I got this question while I am studying Galois correspondence.
Let $K/F$ be an infinite extension and $G = \mathrm{Aut}(K/F)$.
Let $H$ be a subgroup of $G$ with finite index and $K^H$
be the fixed field of $H$. Is it true that $[K^H:F]= (G:H)$?
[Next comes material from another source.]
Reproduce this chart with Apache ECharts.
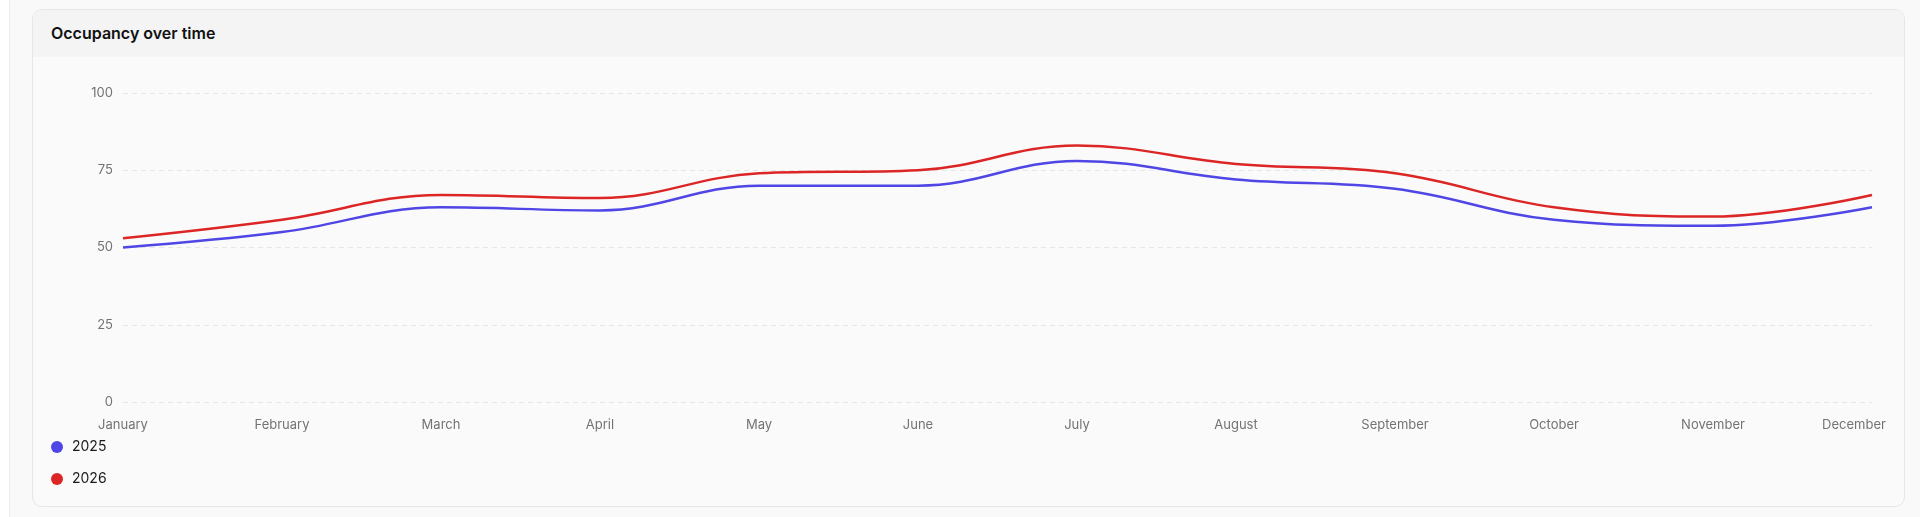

For finite extension, I verified this
is true. Is it true in infinite case also?
Thanks
Best Answer
KCd's comment answers the question, but let's be a little more explicit. Let $F = \mathbb{Q}(x_1, x_2, ...)$ and let $K = \mathbb{Q}(\sqrt{x_1}, \sqrt{x_2}, ...)$. The Galois group $G = \text{Aut}(K/F)$ is $\prod_{n=1}^{\infty} \mathbb{Z}/2\mathbb{Z}$ with the product topology. The subgroup $\bigoplus_{n=1}^{\infty} \mathbb{Z}/2\mathbb{Z}$ is countable, so is a proper subgroup of $G$. Conditional on the axiom of choice (but actually we only need the ultrafilter lemma here) this subgroup is contained in a maximal subgroup $H$. The quotient $G/H$ is a simple group in which every element has order $2$, so must be $\mathbb{Z}/2\mathbb{Z}$.
So $H$ has index $2$. But since it contains the topological generators of $G$ we conclude that $K^H = F$.